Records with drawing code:
>> start

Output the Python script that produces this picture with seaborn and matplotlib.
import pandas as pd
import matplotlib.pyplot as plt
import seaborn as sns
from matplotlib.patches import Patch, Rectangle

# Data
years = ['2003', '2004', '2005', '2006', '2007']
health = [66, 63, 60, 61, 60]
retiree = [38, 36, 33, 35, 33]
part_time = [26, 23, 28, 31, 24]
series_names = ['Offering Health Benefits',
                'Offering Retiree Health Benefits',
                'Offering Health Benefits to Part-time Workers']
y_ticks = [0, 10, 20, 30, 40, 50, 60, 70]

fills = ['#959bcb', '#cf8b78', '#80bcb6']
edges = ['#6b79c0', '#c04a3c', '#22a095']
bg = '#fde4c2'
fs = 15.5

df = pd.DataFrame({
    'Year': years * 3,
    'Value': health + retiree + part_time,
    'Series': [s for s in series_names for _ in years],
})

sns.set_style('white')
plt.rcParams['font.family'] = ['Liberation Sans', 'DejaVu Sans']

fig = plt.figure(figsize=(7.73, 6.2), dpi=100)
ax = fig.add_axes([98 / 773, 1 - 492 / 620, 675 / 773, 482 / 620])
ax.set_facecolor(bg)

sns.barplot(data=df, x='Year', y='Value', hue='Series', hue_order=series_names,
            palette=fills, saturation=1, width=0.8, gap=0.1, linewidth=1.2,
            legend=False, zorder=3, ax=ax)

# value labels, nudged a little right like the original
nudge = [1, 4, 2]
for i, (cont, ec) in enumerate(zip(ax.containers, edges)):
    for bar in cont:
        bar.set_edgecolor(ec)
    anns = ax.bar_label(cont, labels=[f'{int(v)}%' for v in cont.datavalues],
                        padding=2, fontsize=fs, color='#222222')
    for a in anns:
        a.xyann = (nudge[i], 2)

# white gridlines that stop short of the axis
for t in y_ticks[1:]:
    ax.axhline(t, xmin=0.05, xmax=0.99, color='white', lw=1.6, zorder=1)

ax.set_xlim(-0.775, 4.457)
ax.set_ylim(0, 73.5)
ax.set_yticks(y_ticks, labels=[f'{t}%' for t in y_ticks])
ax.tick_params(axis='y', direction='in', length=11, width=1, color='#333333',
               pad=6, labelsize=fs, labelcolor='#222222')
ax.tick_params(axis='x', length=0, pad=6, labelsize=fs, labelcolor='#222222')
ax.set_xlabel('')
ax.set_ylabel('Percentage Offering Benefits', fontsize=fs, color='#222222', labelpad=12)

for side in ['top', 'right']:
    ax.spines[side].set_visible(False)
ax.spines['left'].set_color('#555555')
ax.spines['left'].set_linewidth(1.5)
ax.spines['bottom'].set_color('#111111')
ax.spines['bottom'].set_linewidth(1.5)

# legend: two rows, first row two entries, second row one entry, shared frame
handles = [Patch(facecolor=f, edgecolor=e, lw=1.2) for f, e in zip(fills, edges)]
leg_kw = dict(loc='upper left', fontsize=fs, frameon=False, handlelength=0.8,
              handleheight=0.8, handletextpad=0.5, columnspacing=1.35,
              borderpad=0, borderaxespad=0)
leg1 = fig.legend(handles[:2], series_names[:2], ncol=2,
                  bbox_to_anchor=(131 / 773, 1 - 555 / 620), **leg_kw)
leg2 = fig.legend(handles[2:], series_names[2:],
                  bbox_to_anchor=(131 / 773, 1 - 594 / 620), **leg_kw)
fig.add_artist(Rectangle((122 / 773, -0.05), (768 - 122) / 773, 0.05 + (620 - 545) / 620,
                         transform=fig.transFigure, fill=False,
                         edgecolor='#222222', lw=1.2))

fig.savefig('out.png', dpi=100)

>> end
>> start

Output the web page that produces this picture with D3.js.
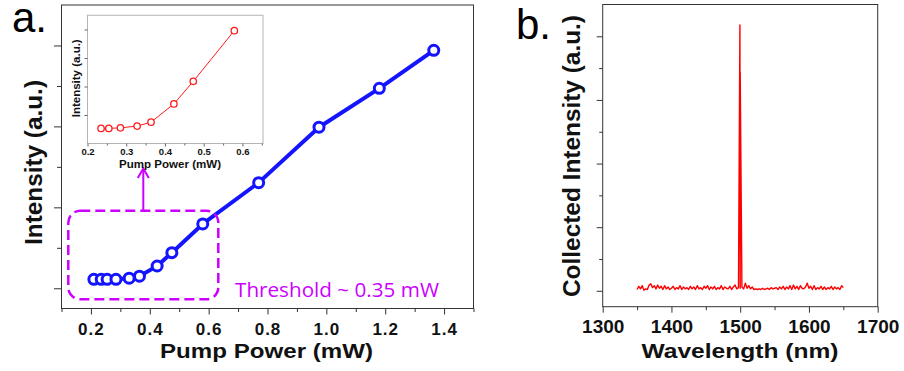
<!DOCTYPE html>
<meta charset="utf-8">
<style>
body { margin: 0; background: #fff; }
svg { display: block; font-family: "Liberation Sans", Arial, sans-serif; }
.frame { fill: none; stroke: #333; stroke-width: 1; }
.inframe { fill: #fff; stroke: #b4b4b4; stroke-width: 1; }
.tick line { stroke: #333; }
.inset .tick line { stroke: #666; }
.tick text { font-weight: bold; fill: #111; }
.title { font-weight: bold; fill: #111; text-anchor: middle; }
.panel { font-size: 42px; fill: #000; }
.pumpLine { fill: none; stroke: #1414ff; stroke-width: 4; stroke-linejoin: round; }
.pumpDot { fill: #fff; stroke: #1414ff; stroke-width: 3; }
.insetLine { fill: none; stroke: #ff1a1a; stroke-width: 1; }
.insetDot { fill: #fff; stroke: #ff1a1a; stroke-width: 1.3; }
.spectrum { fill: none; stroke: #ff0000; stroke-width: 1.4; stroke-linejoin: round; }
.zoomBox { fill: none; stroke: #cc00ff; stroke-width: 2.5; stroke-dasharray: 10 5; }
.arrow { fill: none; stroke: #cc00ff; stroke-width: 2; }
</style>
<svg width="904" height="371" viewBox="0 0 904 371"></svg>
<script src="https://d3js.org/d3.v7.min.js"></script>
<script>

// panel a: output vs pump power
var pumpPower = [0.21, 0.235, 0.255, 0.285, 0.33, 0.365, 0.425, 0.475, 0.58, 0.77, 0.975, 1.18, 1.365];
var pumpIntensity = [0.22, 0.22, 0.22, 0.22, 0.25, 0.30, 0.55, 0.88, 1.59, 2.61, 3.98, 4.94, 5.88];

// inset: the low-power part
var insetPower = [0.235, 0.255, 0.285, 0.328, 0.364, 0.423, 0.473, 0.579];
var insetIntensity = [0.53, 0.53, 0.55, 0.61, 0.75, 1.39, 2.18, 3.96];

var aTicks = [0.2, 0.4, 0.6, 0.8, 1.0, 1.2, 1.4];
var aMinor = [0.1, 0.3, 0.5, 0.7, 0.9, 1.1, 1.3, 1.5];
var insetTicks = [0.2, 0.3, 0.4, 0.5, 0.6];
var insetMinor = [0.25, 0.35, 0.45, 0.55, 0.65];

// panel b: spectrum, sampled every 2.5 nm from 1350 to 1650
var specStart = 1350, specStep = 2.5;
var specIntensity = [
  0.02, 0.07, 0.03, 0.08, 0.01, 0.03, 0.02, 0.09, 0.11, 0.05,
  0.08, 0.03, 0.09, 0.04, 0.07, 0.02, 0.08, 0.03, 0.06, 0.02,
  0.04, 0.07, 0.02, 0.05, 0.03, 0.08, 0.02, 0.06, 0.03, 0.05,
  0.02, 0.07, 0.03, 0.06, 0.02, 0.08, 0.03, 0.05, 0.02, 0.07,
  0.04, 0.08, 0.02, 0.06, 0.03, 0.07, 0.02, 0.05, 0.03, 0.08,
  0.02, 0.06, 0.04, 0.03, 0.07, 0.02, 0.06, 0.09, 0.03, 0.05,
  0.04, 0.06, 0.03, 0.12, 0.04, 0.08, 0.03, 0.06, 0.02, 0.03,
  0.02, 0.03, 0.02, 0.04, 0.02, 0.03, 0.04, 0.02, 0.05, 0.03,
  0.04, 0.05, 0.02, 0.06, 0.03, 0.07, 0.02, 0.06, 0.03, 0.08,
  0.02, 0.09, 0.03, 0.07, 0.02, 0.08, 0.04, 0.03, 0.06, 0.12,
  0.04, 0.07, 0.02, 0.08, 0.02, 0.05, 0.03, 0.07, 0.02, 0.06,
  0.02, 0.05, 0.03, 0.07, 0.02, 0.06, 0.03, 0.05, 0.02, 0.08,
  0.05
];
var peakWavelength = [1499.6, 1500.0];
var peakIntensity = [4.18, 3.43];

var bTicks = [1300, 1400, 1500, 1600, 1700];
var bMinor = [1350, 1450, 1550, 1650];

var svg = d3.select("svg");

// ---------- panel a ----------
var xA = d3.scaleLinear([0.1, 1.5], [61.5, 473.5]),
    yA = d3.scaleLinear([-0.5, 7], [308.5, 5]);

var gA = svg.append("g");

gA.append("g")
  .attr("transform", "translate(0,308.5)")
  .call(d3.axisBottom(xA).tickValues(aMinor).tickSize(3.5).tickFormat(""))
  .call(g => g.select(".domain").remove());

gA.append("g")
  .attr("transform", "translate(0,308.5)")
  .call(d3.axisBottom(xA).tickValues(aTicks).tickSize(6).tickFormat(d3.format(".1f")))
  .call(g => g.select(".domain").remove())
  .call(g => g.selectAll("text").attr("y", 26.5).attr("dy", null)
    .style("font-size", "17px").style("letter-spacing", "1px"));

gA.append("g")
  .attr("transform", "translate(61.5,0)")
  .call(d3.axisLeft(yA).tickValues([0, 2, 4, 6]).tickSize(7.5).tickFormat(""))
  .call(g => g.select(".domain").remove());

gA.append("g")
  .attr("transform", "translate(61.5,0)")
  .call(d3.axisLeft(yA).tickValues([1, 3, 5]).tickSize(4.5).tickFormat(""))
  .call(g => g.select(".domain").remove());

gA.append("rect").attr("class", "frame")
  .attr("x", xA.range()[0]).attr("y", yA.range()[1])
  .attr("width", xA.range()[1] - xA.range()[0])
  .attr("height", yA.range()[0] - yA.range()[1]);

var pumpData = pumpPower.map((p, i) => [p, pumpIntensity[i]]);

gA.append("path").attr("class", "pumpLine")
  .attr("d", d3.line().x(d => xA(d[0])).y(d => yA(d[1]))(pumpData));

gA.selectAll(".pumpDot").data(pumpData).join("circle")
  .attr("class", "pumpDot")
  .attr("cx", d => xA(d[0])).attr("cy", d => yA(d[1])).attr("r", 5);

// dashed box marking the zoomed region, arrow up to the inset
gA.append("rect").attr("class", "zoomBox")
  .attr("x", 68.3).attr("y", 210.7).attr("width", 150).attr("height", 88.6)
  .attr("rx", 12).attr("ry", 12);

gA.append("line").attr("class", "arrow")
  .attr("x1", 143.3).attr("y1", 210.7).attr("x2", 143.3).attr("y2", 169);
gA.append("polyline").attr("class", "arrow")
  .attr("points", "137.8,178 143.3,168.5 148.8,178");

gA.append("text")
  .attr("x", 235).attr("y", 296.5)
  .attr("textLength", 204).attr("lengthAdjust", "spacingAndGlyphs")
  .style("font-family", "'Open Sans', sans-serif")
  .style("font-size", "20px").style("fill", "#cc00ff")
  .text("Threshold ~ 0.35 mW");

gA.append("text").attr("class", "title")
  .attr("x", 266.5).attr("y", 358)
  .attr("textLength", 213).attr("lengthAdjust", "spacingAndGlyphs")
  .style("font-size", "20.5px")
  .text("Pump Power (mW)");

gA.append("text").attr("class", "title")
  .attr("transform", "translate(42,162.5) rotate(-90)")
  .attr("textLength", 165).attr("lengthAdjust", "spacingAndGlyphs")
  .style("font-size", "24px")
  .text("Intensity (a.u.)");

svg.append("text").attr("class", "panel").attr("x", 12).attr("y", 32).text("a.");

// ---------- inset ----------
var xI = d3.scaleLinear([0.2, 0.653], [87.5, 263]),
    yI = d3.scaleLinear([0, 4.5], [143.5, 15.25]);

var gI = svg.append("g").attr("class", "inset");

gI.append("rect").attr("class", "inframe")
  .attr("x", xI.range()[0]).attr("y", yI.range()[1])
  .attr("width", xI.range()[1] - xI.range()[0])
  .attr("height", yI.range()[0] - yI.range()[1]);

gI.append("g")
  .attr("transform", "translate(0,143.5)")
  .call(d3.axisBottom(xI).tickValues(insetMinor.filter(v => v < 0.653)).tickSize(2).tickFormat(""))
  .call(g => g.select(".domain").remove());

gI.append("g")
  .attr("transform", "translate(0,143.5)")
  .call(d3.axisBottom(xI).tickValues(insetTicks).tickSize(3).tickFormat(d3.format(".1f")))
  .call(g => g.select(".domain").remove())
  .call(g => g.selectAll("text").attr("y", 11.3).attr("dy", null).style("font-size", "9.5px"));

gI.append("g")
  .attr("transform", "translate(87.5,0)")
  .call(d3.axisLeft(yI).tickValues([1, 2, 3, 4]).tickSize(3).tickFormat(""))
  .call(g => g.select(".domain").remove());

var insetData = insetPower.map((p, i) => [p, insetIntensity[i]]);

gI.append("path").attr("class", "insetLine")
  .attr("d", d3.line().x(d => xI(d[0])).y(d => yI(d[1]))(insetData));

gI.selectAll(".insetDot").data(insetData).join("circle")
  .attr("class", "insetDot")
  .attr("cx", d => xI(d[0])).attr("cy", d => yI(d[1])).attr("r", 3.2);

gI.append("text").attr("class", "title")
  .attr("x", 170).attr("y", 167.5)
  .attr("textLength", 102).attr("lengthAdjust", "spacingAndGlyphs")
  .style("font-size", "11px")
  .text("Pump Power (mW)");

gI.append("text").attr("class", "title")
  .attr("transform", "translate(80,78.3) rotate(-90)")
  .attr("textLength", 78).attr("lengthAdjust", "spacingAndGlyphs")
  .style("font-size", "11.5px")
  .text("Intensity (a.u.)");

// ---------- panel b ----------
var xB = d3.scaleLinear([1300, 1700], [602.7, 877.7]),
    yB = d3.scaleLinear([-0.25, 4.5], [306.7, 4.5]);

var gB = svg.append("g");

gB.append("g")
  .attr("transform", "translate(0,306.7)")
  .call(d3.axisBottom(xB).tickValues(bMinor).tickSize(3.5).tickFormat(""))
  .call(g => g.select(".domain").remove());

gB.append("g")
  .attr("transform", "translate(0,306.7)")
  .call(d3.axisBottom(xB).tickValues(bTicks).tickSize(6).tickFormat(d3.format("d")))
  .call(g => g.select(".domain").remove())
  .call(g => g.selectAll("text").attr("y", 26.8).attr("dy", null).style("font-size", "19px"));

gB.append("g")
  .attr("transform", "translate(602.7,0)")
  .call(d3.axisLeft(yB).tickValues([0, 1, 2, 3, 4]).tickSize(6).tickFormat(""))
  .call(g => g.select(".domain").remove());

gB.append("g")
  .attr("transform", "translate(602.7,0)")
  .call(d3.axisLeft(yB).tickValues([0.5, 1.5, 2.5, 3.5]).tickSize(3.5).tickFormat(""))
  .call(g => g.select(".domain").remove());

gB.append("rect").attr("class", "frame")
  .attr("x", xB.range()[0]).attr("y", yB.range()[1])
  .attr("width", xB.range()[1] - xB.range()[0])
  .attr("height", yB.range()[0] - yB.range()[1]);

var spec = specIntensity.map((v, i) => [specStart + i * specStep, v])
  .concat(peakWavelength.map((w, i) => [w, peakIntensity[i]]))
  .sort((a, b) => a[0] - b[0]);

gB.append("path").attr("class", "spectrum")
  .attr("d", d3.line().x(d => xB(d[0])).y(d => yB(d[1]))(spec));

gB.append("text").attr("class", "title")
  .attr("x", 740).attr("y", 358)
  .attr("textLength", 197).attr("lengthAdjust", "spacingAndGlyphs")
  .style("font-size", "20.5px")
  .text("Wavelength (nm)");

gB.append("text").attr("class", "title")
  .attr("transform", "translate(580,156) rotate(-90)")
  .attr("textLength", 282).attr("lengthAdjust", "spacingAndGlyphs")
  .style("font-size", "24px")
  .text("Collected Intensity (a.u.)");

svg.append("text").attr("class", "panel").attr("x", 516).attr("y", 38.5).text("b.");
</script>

>> end

= WHAT YOU SHOULD DO =
Retype only the lines above from the one with "Output the web" through the one with "1.39, 2.18, 3.96];", exactly and with both ends. Images stay out.

= EXERCISE RESPONSE =
Output the web page that produces this picture with D3.js.
<!DOCTYPE html>
<meta charset="utf-8">
<style>
body { margin: 0; background: #fff; }
svg { display: block; font-family: "Liberation Sans", Arial, sans-serif; }
.frame { fill: none; stroke: #333; stroke-width: 1; }
.inframe { fill: #fff; stroke: #b4b4b4; stroke-width: 1; }
.tick line { stroke: #333; }
.inset .tick line { stroke: #666; }
.tick text { font-weight: bold; fill: #111; }
.title { font-weight: bold; fill: #111; text-anchor: middle; }
.panel { font-size: 42px; fill: #000; }
.pumpLine { fill: none; stroke: #1414ff; stroke-width: 4; stroke-linejoin: round; }
.pumpDot { fill: #fff; stroke: #1414ff; stroke-width: 3; }
.insetLine { fill: none; stroke: #ff1a1a; stroke-width: 1; }
.insetDot { fill: #fff; stroke: #ff1a1a; stroke-width: 1.3; }
.spectrum { fill: none; stroke: #ff0000; stroke-width: 1.4; stroke-linejoin: round; }
.zoomBox { fill: none; stroke: #cc00ff; stroke-width: 2.5; stroke-dasharray: 10 5; }
.arrow { fill: none; stroke: #cc00ff; stroke-width: 2; }
</style>
<svg width="904" height="371" viewBox="0 0 904 371"></svg>
<script src="https://d3js.org/d3.v7.min.js"></script>
<script>

// panel a: output vs pump power
var pumpPower = [0.21, 0.235, 0.255, 0.285, 0.33, 0.365, 0.425, 0.475, 0.58, 0.77, 0.975, 1.18, 1.365];
var pumpIntensity = [0.22, 0.22, 0.22, 0.22, 0.25, 0.30, 0.55, 0.88, 1.59, 2.61, 3.98, 4.94, 5.88];

// inset: the low-power part
var insetPower = [0.235, 0.255, 0.285, 0.328, 0.364, 0.423, 0.473, 0.579];
var insetIntensity = [0.53, 0.53, 0.55, 0.61, 0.75, 1.39, 2.18, 3.96];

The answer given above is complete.